(Entries taken from a collection)
____

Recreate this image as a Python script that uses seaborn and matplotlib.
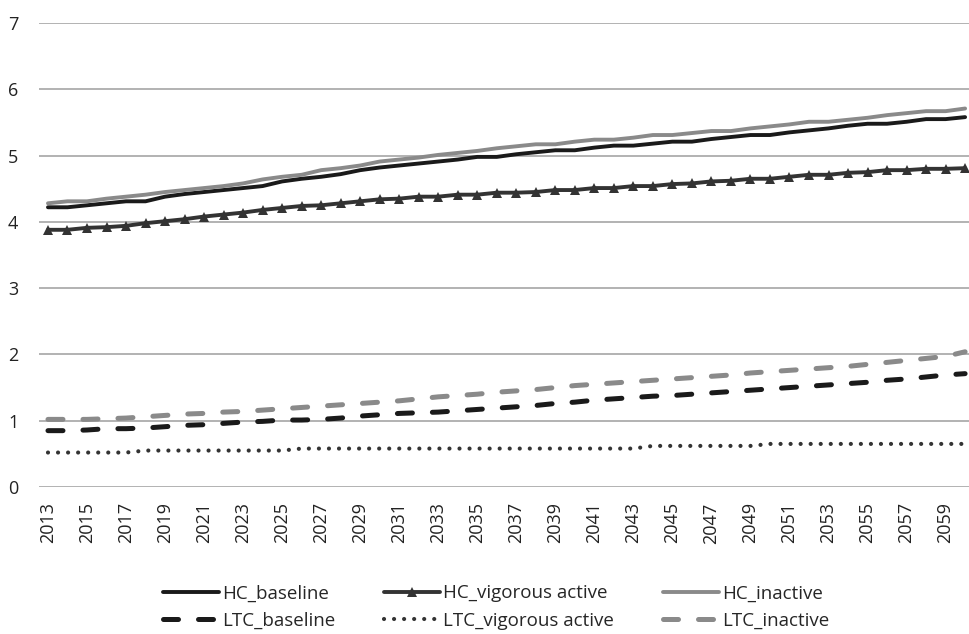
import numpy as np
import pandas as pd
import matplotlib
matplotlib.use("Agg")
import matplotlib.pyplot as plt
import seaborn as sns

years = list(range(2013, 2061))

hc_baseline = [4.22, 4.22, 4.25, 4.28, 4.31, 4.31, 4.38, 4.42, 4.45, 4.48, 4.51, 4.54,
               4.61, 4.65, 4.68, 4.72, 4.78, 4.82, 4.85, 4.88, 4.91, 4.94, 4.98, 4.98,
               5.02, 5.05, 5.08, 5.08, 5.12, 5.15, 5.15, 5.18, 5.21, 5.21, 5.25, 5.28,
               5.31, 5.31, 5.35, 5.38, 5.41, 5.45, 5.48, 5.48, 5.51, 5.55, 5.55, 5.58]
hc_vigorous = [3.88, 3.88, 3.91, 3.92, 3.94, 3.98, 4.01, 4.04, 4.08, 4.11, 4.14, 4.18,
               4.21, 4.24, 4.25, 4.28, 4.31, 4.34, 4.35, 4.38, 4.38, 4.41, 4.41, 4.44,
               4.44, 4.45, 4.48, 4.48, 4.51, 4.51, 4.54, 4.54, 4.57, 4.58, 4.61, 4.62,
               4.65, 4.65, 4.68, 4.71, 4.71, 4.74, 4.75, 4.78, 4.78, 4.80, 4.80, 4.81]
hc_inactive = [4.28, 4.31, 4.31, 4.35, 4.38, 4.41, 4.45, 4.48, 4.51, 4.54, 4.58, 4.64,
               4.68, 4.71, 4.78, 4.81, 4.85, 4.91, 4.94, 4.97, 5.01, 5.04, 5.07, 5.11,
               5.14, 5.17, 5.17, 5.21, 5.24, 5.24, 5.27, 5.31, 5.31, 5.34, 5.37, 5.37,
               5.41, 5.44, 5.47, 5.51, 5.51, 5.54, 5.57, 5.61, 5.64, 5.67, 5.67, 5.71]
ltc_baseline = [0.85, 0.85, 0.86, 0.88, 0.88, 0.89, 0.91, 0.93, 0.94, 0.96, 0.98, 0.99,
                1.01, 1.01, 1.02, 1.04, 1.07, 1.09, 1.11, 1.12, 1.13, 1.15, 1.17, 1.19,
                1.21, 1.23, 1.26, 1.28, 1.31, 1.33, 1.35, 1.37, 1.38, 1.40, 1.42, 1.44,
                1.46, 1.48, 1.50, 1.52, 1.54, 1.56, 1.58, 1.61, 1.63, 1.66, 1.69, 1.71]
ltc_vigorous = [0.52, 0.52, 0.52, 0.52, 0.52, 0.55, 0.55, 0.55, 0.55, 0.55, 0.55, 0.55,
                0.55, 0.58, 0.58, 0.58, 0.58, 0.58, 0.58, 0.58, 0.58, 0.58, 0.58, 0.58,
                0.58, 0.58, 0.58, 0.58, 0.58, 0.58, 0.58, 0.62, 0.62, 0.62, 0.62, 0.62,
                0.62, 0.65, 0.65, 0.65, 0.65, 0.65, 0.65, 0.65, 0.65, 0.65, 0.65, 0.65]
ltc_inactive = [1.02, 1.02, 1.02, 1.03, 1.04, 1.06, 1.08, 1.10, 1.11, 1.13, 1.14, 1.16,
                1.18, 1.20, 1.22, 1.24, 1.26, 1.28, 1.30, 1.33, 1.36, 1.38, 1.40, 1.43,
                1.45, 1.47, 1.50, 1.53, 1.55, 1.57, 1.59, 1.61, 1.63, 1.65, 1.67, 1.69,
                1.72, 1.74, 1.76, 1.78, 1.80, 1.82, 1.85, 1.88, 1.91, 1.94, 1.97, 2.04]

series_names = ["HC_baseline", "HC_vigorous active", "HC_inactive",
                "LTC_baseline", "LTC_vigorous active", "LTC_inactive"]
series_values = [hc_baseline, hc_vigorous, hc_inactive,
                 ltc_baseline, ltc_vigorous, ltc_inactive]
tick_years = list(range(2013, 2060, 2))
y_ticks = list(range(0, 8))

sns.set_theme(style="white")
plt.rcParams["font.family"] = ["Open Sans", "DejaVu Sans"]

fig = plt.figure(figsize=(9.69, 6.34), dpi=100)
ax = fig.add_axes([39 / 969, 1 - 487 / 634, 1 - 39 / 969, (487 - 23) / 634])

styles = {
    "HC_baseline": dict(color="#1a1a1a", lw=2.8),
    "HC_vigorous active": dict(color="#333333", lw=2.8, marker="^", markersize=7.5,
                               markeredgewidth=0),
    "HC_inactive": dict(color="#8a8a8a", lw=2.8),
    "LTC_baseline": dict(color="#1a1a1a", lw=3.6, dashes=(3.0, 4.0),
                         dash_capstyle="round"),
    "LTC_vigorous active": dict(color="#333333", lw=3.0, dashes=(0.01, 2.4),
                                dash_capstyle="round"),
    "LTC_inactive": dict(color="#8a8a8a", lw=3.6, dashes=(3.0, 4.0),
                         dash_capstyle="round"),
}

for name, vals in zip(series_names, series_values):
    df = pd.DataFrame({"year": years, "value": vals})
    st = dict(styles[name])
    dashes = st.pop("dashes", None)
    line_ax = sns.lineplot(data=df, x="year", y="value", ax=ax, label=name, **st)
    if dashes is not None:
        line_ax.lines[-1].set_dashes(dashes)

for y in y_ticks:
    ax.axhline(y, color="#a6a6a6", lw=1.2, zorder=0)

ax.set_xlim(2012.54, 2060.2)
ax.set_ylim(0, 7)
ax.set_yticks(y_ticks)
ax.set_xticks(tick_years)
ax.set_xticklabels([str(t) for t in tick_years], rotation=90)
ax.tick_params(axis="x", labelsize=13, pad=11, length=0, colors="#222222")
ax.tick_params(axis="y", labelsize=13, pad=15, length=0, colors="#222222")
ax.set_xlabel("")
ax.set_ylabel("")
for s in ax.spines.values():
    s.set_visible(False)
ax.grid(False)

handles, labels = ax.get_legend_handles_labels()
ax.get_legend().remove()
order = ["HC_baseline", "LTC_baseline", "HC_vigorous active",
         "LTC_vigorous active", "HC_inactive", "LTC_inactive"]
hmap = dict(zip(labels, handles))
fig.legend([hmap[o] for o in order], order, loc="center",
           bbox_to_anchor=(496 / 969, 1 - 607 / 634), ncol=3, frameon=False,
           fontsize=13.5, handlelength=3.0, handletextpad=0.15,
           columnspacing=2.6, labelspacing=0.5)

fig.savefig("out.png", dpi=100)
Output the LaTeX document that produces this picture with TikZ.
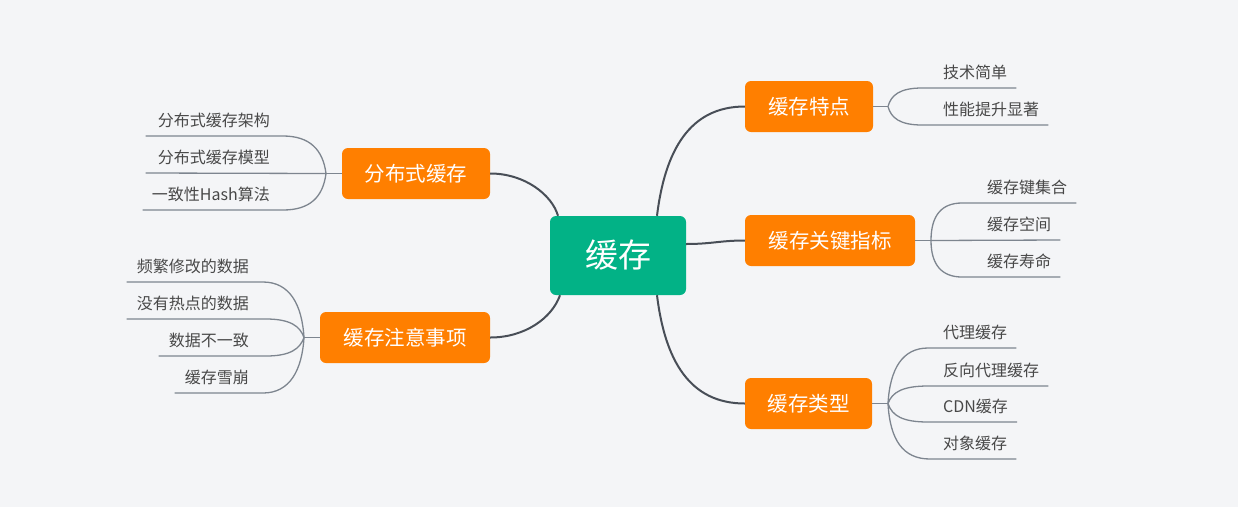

____

Job => Starting with the first line of the data above and ending with the line containing "years = list(range(2013, 2061))", please restate every line exactly, leaving images out.

Result of the task =>
Recreate this image as a Python script that uses seaborn and matplotlib.
import numpy as np
import pandas as pd
import matplotlib
matplotlib.use("Agg")
import matplotlib.pyplot as plt
import seaborn as sns

years = list(range(2013, 2061))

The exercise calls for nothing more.